How I Spent My Summer….


So back in May, some ex-con and ex-cop/FBI agent friends of mine called me about a huge heist job in Brazil.  We modified some muscle cars, and two of the cars reinforced their bumpers and stole a one ton safe full of money.  A couple of us drove decoy cop cars to throw off the authorities while my buff and bald friend and ex-cop dragged the safe through the streets of Rio, destroying everything in its wake.  I then headed to Tokyo with a hottie named Han. 

On my way back to the U.S., an old shipmate of mine tracked me down.   He’s missing a leg and blackmailed me into helping him find the Fountain of Youth.  He eventually told me a horrific story of how his ship was raided and destroyed by a dude with a black beard, which is how he lost his leg (now a wooden stump filled with rum).  Once finding the fountain, we engaged in a battle with the English and Spanish, where I was rescued by my new best friend, a mermaid. 

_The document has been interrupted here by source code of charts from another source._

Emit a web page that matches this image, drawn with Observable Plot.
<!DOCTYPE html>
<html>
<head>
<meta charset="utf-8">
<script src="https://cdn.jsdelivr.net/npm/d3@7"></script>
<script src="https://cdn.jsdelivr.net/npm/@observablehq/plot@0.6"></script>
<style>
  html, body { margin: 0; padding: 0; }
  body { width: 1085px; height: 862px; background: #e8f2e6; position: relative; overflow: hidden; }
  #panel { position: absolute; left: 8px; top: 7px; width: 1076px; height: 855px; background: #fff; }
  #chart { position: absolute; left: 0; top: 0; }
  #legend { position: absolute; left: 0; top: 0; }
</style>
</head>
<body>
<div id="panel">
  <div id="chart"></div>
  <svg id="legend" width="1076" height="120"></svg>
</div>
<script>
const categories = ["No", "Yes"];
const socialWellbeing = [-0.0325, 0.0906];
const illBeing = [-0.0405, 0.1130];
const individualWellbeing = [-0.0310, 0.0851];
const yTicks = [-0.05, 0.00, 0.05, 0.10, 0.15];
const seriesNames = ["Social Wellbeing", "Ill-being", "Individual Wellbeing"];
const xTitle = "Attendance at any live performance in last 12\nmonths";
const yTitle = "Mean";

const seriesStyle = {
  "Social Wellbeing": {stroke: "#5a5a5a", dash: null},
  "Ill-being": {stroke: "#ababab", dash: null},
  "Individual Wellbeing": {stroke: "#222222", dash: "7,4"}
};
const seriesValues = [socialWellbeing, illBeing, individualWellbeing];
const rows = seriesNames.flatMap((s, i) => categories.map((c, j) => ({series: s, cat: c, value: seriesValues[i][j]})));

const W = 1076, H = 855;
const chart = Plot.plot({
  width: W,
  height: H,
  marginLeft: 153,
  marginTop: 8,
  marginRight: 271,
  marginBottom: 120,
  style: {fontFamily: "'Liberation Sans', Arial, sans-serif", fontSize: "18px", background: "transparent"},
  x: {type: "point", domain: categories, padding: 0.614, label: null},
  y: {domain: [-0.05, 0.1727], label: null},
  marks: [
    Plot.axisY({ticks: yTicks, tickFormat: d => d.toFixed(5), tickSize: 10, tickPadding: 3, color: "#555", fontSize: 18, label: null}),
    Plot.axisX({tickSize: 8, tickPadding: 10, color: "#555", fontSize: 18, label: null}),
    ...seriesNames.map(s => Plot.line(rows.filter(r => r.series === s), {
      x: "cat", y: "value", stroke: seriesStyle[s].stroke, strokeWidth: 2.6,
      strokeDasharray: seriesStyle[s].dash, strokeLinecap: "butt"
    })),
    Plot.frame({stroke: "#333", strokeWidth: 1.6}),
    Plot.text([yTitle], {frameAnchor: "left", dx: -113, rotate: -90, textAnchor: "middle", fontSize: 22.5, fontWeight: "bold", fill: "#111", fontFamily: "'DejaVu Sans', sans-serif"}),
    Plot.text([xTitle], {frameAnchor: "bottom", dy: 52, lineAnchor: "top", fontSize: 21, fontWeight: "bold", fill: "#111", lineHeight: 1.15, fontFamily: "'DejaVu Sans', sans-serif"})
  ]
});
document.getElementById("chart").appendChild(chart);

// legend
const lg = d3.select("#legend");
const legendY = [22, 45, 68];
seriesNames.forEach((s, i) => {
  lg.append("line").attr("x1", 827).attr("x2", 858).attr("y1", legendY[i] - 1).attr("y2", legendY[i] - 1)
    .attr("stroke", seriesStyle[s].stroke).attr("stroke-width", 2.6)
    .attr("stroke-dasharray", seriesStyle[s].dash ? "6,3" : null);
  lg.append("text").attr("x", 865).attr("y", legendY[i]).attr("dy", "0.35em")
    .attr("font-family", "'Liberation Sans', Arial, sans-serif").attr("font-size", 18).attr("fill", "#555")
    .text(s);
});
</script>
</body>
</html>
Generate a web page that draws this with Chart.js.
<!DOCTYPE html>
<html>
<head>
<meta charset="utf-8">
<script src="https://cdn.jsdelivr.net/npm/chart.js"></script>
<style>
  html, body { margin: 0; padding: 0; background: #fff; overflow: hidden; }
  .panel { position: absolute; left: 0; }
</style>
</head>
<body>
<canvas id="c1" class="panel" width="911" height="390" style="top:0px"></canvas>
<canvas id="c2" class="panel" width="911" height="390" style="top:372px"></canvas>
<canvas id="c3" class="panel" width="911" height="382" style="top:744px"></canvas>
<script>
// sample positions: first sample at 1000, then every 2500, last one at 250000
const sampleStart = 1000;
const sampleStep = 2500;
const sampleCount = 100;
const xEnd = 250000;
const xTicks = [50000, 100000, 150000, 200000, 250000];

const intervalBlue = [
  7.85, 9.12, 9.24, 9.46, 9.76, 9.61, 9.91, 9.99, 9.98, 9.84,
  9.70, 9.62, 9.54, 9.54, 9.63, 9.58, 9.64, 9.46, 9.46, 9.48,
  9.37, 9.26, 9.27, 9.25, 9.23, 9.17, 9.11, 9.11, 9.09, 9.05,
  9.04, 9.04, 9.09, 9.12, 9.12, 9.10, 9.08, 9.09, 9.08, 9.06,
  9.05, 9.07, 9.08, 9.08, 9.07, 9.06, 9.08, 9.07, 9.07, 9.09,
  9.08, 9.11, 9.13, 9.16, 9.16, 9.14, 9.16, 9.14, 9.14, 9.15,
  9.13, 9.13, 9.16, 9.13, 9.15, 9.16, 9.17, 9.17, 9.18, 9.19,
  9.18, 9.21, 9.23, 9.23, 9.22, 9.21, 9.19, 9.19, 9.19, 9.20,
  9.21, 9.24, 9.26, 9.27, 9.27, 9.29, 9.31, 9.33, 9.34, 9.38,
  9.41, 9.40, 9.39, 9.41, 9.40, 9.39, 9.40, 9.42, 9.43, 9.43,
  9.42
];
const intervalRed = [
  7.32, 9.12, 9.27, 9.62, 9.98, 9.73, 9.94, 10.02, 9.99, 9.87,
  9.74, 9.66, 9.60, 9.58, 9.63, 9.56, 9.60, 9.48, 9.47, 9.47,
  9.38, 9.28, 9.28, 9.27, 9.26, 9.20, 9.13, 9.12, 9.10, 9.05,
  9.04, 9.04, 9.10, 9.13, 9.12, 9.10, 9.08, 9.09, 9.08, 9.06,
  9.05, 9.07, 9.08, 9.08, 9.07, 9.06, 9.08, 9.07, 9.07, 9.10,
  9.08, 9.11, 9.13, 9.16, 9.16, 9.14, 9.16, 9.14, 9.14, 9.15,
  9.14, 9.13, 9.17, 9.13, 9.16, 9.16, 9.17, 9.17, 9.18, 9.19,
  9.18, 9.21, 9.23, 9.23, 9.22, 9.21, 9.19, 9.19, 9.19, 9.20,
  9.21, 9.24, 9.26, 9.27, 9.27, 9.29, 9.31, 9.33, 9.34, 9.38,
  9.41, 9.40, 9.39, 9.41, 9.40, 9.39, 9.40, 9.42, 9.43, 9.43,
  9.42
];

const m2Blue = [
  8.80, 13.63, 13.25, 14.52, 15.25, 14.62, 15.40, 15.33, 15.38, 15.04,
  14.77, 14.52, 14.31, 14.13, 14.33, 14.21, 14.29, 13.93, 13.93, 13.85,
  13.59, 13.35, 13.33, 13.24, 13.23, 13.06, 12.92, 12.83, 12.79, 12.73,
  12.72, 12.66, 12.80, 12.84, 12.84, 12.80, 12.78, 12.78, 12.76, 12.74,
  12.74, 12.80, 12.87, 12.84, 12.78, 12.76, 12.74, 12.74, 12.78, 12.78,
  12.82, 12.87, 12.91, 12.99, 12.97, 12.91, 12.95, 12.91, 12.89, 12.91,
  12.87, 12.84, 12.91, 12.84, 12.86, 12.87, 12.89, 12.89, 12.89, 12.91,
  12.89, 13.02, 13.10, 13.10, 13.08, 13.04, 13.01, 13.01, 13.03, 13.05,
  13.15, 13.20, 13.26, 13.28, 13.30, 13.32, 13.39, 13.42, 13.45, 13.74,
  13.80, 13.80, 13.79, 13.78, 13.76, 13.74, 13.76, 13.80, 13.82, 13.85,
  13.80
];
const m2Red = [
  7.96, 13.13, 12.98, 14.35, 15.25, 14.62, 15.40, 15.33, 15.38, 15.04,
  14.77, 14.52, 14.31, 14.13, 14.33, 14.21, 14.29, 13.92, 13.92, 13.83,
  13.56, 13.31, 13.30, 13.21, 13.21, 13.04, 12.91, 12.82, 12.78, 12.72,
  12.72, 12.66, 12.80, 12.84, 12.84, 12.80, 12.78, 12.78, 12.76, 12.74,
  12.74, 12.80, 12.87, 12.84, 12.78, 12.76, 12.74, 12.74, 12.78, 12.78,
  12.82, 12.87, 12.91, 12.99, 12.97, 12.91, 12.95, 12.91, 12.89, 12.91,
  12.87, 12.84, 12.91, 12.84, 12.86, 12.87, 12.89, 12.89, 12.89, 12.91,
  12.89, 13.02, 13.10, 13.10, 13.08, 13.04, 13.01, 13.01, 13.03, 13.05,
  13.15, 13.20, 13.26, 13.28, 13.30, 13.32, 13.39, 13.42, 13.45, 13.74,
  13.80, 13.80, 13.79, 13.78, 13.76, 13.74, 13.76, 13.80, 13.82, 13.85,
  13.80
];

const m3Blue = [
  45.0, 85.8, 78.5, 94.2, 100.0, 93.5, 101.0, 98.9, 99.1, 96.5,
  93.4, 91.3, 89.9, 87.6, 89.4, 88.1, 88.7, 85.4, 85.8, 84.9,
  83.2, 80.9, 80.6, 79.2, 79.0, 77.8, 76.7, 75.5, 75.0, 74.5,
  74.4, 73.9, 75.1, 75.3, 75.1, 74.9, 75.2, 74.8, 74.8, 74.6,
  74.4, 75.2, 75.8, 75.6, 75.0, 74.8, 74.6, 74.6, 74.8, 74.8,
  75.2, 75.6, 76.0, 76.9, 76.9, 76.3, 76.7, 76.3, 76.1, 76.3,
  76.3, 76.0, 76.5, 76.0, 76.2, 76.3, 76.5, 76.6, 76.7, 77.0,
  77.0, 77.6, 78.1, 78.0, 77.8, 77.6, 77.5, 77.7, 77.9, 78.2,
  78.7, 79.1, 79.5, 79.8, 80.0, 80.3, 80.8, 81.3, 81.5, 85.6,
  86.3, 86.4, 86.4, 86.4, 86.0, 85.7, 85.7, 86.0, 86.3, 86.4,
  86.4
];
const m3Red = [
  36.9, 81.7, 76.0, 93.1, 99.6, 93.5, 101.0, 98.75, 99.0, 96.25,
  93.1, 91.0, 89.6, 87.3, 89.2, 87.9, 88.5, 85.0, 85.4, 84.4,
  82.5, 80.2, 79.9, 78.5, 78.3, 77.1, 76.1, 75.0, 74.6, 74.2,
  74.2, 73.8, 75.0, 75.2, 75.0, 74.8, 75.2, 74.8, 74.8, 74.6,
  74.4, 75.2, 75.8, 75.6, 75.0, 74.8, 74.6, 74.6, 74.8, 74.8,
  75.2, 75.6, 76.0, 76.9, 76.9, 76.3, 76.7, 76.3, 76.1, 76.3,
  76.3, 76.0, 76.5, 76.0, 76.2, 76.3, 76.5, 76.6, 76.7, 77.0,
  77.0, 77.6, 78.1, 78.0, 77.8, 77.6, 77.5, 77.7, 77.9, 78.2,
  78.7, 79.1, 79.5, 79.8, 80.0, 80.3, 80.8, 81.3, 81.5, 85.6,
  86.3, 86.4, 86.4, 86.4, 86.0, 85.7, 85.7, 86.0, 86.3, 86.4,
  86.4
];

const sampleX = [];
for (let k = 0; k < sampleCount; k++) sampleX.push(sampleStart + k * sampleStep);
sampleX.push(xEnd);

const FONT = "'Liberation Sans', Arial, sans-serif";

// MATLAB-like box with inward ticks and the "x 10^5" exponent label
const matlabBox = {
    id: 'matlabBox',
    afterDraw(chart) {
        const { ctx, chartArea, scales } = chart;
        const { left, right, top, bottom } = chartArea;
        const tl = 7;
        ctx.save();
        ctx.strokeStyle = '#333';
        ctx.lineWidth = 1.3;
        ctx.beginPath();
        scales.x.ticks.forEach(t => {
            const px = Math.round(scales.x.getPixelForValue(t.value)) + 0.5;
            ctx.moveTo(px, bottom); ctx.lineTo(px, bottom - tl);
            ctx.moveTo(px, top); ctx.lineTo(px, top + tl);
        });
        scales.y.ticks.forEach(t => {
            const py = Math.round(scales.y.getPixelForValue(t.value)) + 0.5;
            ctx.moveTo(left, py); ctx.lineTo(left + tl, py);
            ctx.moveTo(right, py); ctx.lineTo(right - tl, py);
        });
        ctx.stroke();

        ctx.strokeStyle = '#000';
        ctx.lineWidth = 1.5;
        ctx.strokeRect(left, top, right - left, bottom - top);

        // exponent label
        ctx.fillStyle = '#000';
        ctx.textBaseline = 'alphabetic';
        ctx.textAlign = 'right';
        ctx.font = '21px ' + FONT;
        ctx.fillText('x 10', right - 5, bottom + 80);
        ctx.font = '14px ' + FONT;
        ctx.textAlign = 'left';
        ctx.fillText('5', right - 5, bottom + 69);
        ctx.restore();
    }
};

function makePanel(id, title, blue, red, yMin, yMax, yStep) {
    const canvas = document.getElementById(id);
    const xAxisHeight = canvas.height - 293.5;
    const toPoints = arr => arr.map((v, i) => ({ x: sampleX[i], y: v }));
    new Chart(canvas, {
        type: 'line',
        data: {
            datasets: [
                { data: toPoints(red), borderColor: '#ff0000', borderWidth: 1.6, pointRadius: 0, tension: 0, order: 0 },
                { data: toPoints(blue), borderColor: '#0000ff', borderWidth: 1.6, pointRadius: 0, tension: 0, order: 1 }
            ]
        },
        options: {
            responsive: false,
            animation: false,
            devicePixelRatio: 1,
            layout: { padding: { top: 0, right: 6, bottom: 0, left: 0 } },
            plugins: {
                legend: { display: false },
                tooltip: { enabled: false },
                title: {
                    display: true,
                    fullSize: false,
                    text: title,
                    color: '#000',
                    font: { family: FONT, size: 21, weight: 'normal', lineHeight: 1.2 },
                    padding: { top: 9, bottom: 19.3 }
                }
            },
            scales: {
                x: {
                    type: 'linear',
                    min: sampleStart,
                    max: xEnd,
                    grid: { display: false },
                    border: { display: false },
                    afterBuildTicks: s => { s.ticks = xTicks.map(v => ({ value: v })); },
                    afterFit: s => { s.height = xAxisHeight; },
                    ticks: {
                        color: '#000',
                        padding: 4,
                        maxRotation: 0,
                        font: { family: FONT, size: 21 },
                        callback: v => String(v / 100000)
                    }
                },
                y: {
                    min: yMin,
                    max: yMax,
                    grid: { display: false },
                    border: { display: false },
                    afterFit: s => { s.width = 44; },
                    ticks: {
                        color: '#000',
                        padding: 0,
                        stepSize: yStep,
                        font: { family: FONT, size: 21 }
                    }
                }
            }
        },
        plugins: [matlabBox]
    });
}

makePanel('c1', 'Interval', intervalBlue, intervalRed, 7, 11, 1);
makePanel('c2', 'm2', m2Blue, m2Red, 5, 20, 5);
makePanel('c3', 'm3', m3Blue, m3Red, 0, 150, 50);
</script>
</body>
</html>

So then, I finally made it back to U.S., and tried to relax in a college town bar/grille.  A brainiac professor hit on me with some weird hypothesis about genetic mutations.  Before I know it a bunch of teen-agers banned together at some secret government base.  The smartest one changed into a hairy blue beast, another one screamed out sonic blasts, but they all used their powers to save us from a missile crisis. 

For the heck of it, my friends and I decide to shoot a zombie film with an eight-mm camera we found in someone’s attic.  While recording a touching scene at a railroad station, our old biology teacher parks his truck on the tracks on the oncoming train.  The train crashed into the truck and freight cars flew in a wickedly spectacular derailment.  My buds and I flipped out and ran from the scene and eventually resumed filming of our zombie movie.  Meanwhile, engines disappeared from cars and the military showed up, looking for something.  When watching the first take of our zombie movie, we saw that a giant ant like alien escaped from the train wreck and is now burrowing under our town.  The alien nabbed our hot chic friend, so me and the pyromaniac tracked down the alien in his hideout, and help him rebuild his space ship to return home.  That’s all he wanted, people.  Geesh. 

Upon arriving back at home, a teen-aged neighbor tells me that I missed a vampire hunting party with an eccentric Scottish vampire slayer.  Doh!  I would have loved to see that!

Okay, so maybe my summer didn’t go quite like that.  Maybe it was riddled with rain delays and an economic scare.